§ Task to carry out
Repeat exactly, and only, the lines from the one that contains "Reproduce this chart" to the one that contains "const Y_MAX = 65;", both ends included. Omit every picture.

§ Data records

—————

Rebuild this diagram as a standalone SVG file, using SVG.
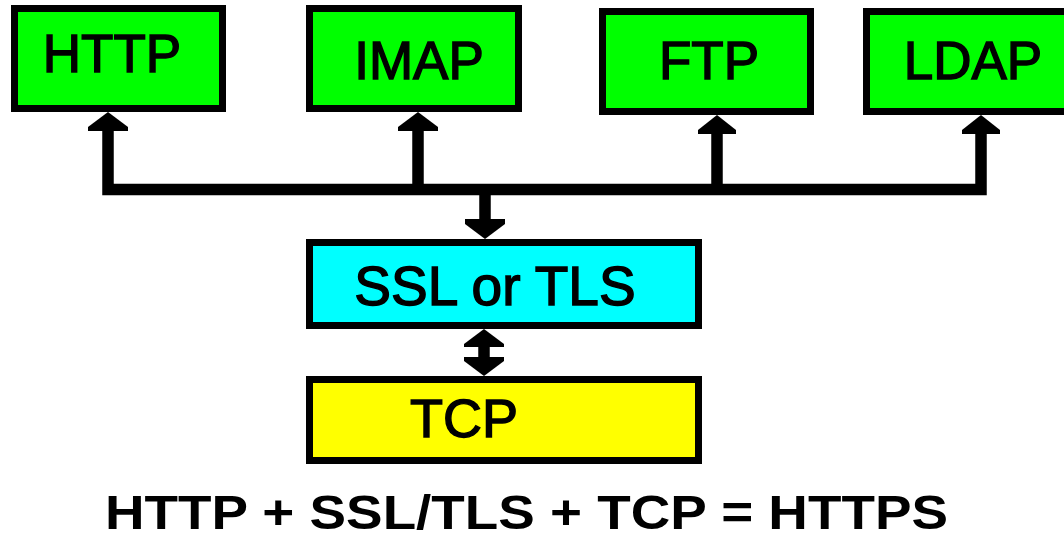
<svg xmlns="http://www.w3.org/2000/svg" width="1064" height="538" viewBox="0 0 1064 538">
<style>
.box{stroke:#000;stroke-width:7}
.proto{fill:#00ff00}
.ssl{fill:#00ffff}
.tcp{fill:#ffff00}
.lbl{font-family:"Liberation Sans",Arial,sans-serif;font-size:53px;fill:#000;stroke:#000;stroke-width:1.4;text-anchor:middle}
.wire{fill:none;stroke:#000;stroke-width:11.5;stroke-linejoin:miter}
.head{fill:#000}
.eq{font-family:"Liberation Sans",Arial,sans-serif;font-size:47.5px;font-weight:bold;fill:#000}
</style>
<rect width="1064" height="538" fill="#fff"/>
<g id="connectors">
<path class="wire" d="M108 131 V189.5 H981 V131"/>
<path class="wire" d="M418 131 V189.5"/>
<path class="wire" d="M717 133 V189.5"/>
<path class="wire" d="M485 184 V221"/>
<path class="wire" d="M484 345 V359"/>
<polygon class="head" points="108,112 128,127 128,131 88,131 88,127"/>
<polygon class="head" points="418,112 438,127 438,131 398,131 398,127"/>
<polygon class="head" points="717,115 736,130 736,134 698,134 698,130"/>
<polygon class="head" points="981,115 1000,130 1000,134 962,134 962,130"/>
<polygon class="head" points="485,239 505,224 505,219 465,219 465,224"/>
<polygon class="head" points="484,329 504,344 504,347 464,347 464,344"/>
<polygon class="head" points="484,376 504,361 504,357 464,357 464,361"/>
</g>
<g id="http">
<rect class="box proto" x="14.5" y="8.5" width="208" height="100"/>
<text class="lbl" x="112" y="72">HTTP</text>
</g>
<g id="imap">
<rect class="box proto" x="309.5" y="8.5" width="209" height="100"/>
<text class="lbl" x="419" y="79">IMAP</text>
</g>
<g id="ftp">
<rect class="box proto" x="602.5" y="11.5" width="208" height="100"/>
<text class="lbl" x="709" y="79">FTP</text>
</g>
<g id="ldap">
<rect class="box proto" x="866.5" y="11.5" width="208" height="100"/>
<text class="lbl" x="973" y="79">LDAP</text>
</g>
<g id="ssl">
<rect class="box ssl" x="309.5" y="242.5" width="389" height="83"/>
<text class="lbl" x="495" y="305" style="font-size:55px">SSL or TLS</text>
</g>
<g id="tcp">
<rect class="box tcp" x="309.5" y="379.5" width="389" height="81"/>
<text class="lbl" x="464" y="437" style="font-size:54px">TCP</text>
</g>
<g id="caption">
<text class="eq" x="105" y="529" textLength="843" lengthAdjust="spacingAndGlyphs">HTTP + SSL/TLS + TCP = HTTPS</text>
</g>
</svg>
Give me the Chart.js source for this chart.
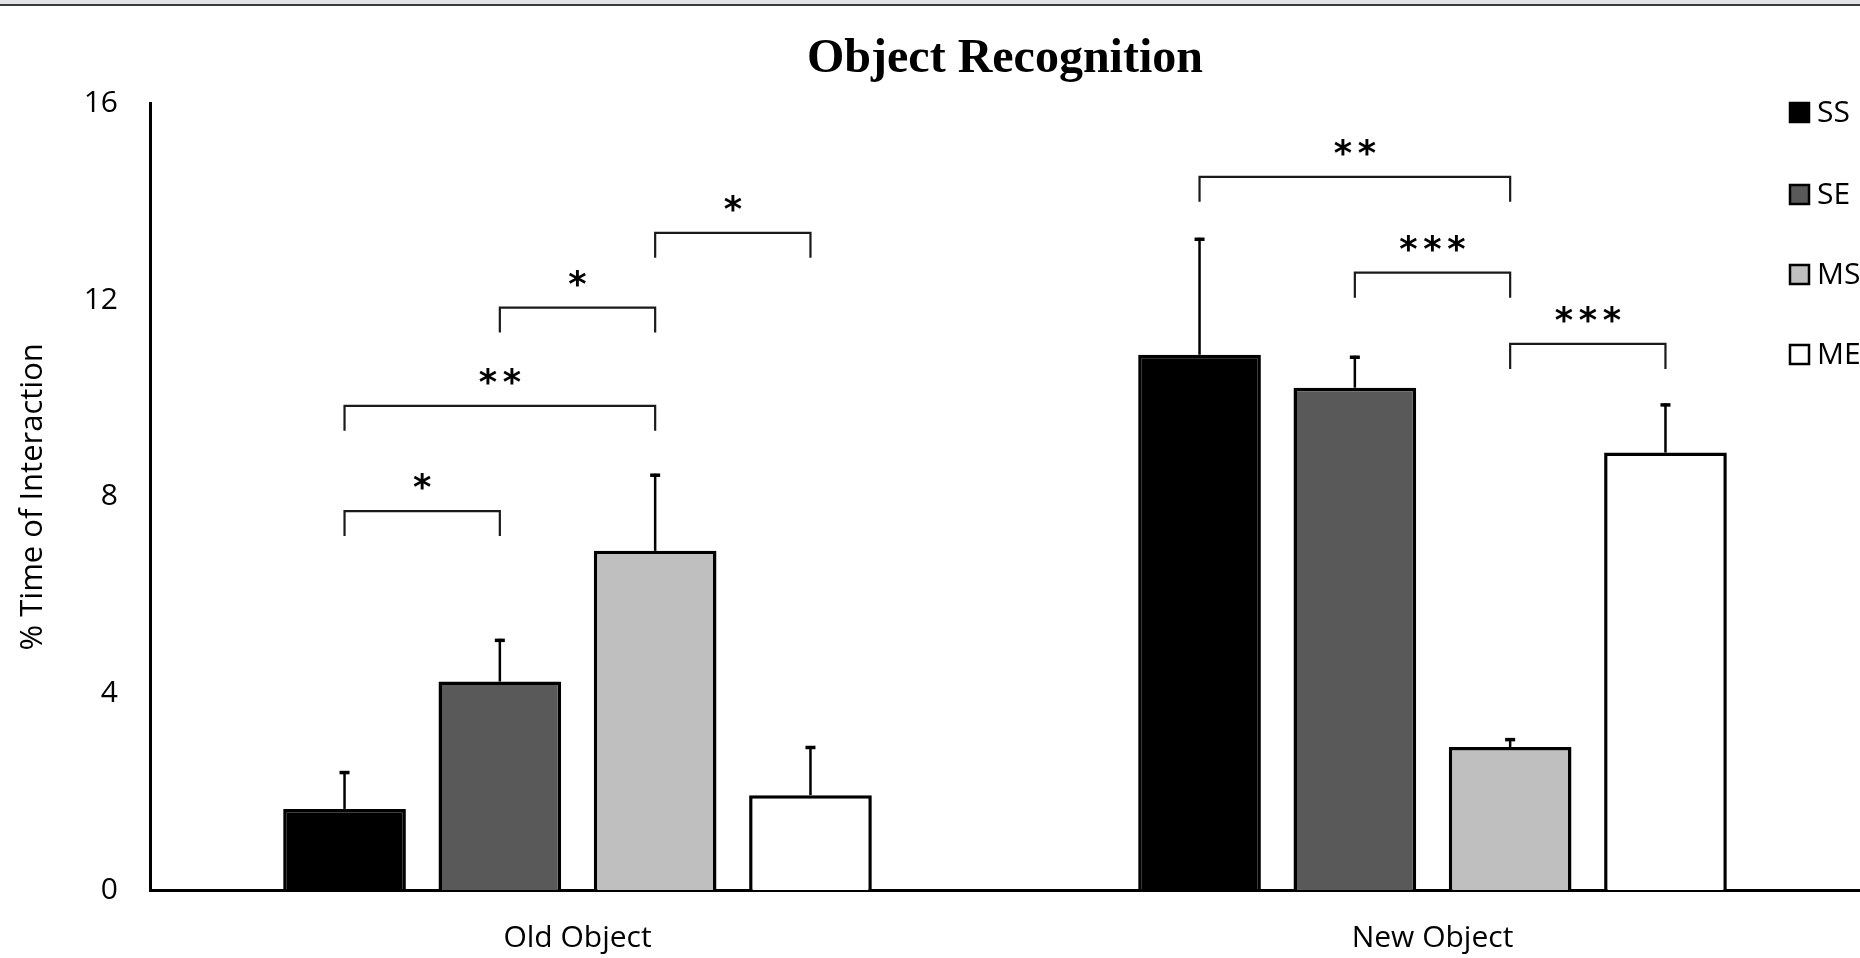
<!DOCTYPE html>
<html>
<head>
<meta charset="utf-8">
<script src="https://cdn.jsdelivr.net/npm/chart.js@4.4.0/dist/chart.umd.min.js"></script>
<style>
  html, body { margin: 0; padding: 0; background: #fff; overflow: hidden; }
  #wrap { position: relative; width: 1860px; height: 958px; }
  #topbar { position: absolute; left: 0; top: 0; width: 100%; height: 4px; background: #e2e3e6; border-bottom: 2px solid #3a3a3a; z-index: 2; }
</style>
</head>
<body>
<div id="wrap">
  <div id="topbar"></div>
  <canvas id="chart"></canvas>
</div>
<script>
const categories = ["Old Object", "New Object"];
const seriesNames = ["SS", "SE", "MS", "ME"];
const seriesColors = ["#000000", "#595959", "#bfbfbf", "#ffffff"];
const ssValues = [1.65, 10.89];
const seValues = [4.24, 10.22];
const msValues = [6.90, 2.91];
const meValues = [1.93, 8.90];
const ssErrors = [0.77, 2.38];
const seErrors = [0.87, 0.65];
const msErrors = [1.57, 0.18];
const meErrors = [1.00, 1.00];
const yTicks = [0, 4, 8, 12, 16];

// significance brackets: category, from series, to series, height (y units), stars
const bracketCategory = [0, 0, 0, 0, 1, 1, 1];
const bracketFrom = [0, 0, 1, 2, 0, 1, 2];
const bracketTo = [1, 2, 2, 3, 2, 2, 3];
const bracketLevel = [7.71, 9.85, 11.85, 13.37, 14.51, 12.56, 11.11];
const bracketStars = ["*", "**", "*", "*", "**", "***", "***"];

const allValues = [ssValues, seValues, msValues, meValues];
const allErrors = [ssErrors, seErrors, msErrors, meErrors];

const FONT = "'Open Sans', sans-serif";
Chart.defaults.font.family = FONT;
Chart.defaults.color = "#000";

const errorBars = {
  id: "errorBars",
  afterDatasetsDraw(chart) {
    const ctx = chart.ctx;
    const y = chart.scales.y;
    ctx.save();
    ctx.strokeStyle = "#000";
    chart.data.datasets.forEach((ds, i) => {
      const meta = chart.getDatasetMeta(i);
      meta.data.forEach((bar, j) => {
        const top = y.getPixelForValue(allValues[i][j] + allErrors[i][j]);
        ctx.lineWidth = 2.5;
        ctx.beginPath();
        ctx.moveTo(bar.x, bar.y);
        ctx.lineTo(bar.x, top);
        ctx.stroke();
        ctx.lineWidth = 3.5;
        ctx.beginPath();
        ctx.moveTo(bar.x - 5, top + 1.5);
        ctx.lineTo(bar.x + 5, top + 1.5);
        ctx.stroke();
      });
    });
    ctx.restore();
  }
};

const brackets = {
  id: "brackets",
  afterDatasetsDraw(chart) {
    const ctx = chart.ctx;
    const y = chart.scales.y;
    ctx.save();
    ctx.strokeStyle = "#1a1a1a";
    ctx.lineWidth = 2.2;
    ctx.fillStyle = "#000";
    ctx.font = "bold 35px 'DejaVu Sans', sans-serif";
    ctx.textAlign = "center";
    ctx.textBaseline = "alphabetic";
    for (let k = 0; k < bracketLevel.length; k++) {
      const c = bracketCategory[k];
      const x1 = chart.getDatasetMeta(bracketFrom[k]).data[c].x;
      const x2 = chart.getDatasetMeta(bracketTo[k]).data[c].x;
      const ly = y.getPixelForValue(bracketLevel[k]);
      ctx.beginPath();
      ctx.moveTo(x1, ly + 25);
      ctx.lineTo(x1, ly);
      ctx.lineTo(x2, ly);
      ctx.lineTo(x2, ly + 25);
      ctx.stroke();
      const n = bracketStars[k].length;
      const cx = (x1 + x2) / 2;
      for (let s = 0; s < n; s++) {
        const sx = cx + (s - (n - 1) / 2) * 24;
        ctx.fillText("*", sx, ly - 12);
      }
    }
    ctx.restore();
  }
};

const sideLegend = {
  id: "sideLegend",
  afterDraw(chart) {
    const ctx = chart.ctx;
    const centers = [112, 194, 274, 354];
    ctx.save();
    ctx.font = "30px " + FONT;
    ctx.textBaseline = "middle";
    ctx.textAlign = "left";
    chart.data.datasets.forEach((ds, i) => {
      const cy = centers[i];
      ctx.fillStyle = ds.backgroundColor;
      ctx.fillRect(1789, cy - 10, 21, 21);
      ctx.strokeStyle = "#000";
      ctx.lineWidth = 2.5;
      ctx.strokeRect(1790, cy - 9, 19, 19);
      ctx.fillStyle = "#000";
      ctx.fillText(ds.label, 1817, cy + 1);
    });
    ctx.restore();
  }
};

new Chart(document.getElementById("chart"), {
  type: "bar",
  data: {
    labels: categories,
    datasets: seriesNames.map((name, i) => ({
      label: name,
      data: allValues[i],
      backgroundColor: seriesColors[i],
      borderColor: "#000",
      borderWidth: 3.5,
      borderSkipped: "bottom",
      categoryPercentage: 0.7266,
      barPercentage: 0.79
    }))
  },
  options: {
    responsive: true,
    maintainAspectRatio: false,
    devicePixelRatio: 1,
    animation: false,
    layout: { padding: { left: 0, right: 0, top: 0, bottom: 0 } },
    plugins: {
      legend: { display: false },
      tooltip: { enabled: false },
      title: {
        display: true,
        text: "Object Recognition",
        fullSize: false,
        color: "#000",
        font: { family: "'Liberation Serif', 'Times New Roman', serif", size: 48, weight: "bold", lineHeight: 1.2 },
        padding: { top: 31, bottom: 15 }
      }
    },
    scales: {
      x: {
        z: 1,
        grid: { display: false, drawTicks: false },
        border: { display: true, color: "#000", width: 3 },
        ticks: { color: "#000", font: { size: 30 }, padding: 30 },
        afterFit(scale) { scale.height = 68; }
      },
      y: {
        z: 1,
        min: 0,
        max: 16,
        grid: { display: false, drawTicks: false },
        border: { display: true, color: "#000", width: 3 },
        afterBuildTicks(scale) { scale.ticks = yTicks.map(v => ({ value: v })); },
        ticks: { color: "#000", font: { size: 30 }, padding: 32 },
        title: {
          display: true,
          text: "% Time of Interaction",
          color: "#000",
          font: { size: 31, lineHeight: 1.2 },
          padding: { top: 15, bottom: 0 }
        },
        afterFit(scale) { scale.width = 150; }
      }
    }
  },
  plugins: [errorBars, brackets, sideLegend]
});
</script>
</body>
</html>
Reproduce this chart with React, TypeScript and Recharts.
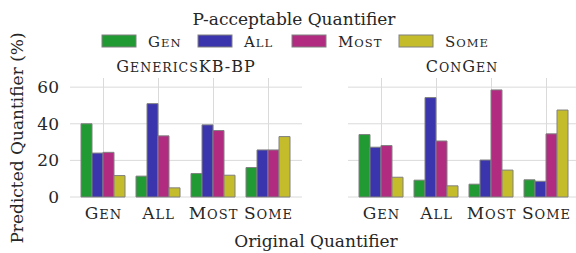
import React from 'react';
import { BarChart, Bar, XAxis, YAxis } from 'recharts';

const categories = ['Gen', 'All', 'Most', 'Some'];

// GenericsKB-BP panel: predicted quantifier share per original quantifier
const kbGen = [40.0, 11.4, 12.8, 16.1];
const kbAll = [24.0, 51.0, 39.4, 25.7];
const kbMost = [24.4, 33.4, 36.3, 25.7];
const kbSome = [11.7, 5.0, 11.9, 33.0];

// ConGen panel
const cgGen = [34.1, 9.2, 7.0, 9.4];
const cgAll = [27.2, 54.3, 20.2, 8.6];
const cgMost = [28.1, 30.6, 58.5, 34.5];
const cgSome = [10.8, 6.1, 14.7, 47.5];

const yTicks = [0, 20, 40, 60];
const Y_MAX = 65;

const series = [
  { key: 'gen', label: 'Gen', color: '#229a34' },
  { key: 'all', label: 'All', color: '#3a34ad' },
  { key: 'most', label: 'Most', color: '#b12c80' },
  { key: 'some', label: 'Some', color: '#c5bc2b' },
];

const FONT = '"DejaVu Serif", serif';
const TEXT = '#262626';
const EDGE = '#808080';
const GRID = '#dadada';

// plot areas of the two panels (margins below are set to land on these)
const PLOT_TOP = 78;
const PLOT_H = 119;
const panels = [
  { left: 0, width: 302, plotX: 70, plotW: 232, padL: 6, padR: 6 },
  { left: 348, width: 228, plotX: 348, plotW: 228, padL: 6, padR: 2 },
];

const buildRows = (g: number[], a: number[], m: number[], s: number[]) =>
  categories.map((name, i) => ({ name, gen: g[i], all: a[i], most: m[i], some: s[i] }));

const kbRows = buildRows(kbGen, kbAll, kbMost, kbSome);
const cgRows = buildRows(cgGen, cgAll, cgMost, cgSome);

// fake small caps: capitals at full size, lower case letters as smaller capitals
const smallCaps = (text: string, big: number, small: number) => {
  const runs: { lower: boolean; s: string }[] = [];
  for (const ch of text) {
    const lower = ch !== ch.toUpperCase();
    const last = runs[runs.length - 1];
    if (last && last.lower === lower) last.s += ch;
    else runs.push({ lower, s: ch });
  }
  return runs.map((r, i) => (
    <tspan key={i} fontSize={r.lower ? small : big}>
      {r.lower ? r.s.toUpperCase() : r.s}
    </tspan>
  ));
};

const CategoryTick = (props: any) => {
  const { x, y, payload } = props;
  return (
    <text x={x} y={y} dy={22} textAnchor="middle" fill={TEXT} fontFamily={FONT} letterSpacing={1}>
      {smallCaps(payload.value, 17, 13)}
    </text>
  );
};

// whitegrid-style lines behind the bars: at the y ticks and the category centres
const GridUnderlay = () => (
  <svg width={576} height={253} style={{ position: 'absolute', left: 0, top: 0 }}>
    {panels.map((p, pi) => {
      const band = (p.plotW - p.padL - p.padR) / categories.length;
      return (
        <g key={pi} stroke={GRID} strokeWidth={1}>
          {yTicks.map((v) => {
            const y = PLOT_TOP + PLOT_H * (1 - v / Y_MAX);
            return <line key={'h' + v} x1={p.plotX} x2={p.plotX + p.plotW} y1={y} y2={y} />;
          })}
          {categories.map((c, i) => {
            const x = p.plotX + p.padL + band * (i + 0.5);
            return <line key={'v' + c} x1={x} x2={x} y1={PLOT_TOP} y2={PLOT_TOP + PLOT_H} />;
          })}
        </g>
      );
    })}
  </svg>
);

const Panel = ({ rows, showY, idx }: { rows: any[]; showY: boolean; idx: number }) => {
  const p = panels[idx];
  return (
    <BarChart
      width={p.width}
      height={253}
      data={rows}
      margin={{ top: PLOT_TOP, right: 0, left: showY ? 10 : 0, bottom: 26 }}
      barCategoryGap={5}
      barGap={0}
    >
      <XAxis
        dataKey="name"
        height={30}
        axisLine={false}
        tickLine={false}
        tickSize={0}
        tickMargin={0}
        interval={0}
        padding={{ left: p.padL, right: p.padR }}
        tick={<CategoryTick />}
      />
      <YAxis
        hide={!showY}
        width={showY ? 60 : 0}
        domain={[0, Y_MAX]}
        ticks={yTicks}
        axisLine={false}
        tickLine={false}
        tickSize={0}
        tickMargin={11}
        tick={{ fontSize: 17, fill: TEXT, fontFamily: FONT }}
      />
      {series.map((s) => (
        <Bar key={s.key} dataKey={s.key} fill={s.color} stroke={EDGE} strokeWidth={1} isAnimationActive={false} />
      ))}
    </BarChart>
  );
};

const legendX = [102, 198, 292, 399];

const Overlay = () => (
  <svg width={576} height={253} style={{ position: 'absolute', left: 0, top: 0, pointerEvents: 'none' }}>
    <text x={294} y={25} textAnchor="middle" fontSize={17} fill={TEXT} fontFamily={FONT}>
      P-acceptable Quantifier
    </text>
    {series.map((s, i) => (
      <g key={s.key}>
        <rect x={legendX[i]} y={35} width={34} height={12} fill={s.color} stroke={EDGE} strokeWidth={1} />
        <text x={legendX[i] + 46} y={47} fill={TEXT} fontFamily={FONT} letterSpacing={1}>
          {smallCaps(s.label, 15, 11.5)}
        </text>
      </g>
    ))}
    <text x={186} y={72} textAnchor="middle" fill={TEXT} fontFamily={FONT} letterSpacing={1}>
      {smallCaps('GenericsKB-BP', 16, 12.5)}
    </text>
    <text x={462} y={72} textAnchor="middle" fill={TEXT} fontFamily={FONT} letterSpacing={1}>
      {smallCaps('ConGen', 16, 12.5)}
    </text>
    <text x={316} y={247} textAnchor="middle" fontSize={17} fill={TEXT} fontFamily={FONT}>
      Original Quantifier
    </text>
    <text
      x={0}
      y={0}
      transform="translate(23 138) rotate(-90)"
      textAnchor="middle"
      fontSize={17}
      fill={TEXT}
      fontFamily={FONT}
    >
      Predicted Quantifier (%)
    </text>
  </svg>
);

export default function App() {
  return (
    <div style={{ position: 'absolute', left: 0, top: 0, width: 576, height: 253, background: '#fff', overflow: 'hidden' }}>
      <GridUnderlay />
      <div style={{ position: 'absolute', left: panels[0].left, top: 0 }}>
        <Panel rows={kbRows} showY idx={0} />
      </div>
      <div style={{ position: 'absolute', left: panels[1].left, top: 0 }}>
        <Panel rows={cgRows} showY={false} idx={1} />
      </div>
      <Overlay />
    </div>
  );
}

—————

§ Reply to the exercise
Reproduce this chart with React, TypeScript and Recharts.
import React from 'react';
import { BarChart, Bar, XAxis, YAxis } from 'recharts';

const categories = ['Gen', 'All', 'Most', 'Some'];

// GenericsKB-BP panel: predicted quantifier share per original quantifier
const kbGen = [40.0, 11.4, 12.8, 16.1];
const kbAll = [24.0, 51.0, 39.4, 25.7];
const kbMost = [24.4, 33.4, 36.3, 25.7];
const kbSome = [11.7, 5.0, 11.9, 33.0];

// ConGen panel
const cgGen = [34.1, 9.2, 7.0, 9.4];
const cgAll = [27.2, 54.3, 20.2, 8.6];
const cgMost = [28.1, 30.6, 58.5, 34.5];
const cgSome = [10.8, 6.1, 14.7, 47.5];

const yTicks = [0, 20, 40, 60];
const Y_MAX = 65;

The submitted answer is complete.